Требования ночи, при том что их никогда нельзя воспринять в область дня как допускающие достаточное обоснование, простираются на все. Ложь для отечества, лжесвидетельство для женщины — это еще обозримые поступки, нарушающие партикулярные моральные и правовые порядки. Но разрыв с человеком ради широты нашей собственной жизни в творчестве, подобный тому, как поступил Гёте с Фридерикой, так никогда и не прояснился и не получил оправдания для него самого22. Так Кромвель взял на свою ответственность бесчеловечность ради могущества своего государства, решением совести, которая уже не находила полного покоя. В подобных положениях историчное осуществление, сам день бывают основаны на нарушении своих же собственных порядков. Здесь, в воле людей как политических деятелей, открывается, сколь велико то пространство, на которое притязает для себя ночь, — когда эти люди, в случае неудачи, выбирают гибель: они рискуют такой массой действительного историчного существования, жертвуют ради него столь многими человеческими жизнями, что им, прикованным к тому, в чем и ради чего они действуют, их собственное существование лишенным какого бы то ни было значения.
3. Подмены. — Глубина ночи — отнюдь не влечение, удовольствие и любознательность, не упоение, пусть даже все они и могут быть формами ее проявления; также и не слепая тяга к самоуничтожению из упрямства, и не неготовность самости, замыкающейся в себе от другого; не уединяющееся против целого и всеобщего своеволие, не нигилизм, который, будучи бессодержателен, хотел бы придать себе весомости как уничтожающая оценка. Эти уклонения, как лишенная субстанции отрицательность, скрывают в существовании своей массивностью подлинный мир ночи, или оставляют его для нас лишь как отвлеченное зло, как завершенность исчезновения, как партикулярную и мгновенную страсть и чистый произвол. Однако ночь, как субстанциальная ночь, есть путь исчезновения в бездне, которая не есть только ничто. Смерть — ее закон, и перед этим законом рассыпается в ничто мир дня. Тот, кто в принципе радикально нарушил закон дня ради ночи, уже не может больше жить по-настоящему, т. е. созидательно и в возможности счастья. Раз навсегда надломленный совершенной им изменой, он, если бы захотел жить дальше, был бы уже не способен ни к какой безусловности. Истинная страсть находится в сокровенном отношении ко всем тем порядкам, которые разрушает. Если она не устремляется прямо к смерти, то она есть поэтому живая аллегория смерти, как обреченность, длящая свою жизнь и в избрании жизни как бы полагающая в тень свою верность. Она сама не знает о себе, но любящая близость может знать о ней. Она есть верность ночи, как без рефлексии мучающая себя в самой себе экзистенция в процессе вопрошания, остающегося без ответа. Эта страсть кажется как бы обращением экзистенции, но, как таковая, она равно далека и от утраты себя в удовольствии и опьянении, произволе и упрямстве, как и от уступчивой преданности. И то, и другая могут быть средой для нее, но в этой среде есть тот нерушимый центр, который сохраняется в ней как бы на границе сломленности.

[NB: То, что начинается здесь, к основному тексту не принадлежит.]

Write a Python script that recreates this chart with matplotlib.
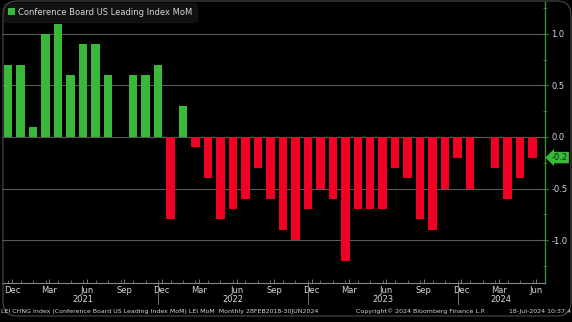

Между тем как мир ночи, — умирает ли человек, или живет аналогом смерти, этой, при всей своей действительности, недействительной экзистенцией, — безвременен, мир дня живет во времени, ибо созидает, порождает себя исторично. Поэтому простой ответный удар в борьбе с ночью, обороняясь, чтобы уничтожить ее, показывает, что он, если только становится безвременным, как сама ночь, подпадает ее собственному закону, не достигая дня историчных экзистенций. Так, аскеза, которая освобождает от всех уз, от родителей, земли и владений, стремится очернить всякий восторг жизни и всякую эротику, становится духовной только в том смысле, что ни к чему не привязана, не принадлежит к миру дня. Она разрушает историчность в строении духовного существования экзистенции, потому что желает уничтожить в ночи ее собственную основу, знает только «или-или» абстрактной противоположности: все или ничто. В ее духовности вовсе нет земли, и все же эта духовность хочет осуществить в мире истинное бытие сразу и целиком, как всеобщее и правильное. В то время как историчность есть суровое становление силою свободы в непроницаемом веществе, аскеза отрезает ее от ее собственной основы, чтобы получить истину в безвременном присутствии настоящего. И таким образом этот ответный удар вынужден стать одним лишь разрушением и упасть в область ночи, с которой хотел бороться. И с ним, разрушающим существование, может случиться, что он в неожиданном обращении вновь станет слепо служить той основе, против которой он поначалу обращался. Тогда он, всецело подвластный земле, превращается в самый путаный самообман.